Beneficent Church

From Beneficent Church’s October 2010 newsletter:

On October 16 & 17, Beneficent Church will be hosting a gala celebration of the 200th anniversary of our Meeting House. This event will bring to a close over a year’s worth of work. We would like to thank what has come to be known as the MH200 planning team—Doris Mathewson, Pat Falcon, Jane Eastman, Marilyn Washington, Jon Farnum, Charlotte Decker, Jean Kelly, Matt Hird, Peter Borgemeister, Jed Griswold, Irene Hope, Susan Carroll, Pastor Todd, Pastor Nicole, and especially our chair, Mary Ryder.

Please make every effort to participate in the weekend celebration. And invite your friends! It is a once-in-a-lifetime opportunity. The Saturday evening awards gala on the 16th is an opportunity for us to invite people from the community to join us in celebrating community groups and leaders who are partners with us in working to make Providence a more just, compassionate, healthy, and whole place. The Sunday celebration is an opportunity for current members and alumni to celebrate our connection to this faith community.

The purpose of celebrating the 200th anniversary of our Meeting House has been twofold: 1) to get in touch with where we as a faith community have been in order to better understand where God is leading today and 2) to reconnect with our communities—Providence, in particular—by sharing our story and inviting our friends and neighbors to become a part of that story.

We began at the beginning. On January 3, 2010. Harl, Jonathan, and Linda Ryder dressed in 18th century period costume, and Harl acted as town crier announcing the commencement of the year’s festivities.

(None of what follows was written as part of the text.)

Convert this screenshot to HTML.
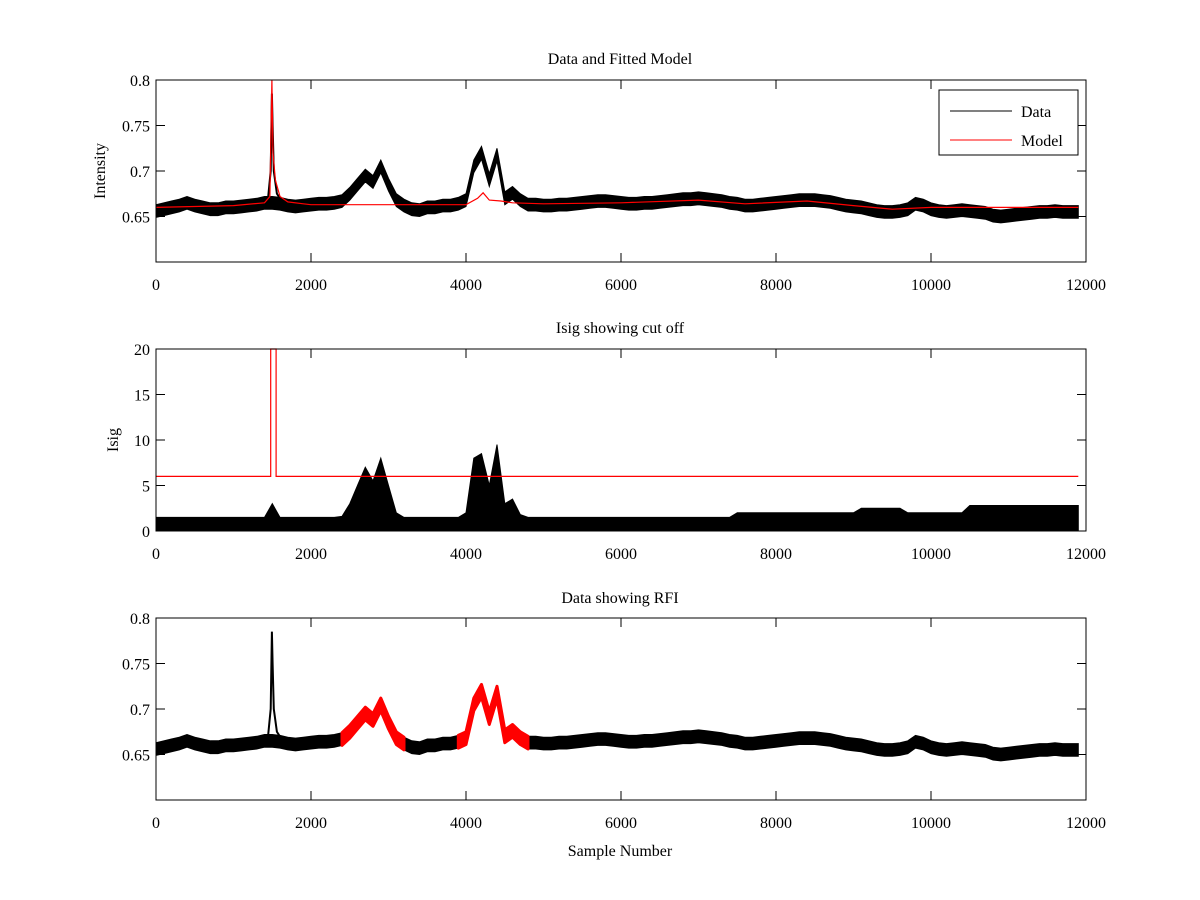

Over the following months we celebrated different aspects of our history: our colonial beginnings as a “New Light” congregation, our African American history, the leadership role of women at Beneficent, our ministry among immigrant and refugee groups—particularly our connections to the Chinese community, our more recent public and intentional inclusion of LGBT people in our life and ministry. All of these aspects of our history can be seen in who we are today! They were celebrated with speakers and dinners and events—including a major renovation of Abbott Park—too numerous to mention here.

We’ll end with an 1897 quote from Beneficent’s Home Mission Board. At that point in our history, the neighborhood around the church was changing and putting pressure on the church to adapt. Here’s what our ancestors said: “In our location we must be largely a ‘missionary’ (as distinguished from a ‘home’) church. Let us pray for the success of the venture; and, that this old church, besieged by business and surrounded and restricted by growing traffic, may, in its adjustment to changing conditions, continue a powerful influence on the community.”

Little did they know at the time, but in 1897, Beneficent was on the brink of the greatest period of growth in its history!

That 19th century spirit of vitality, hope, and mission in the face of change is alive today and will carry us forward into the 21st century.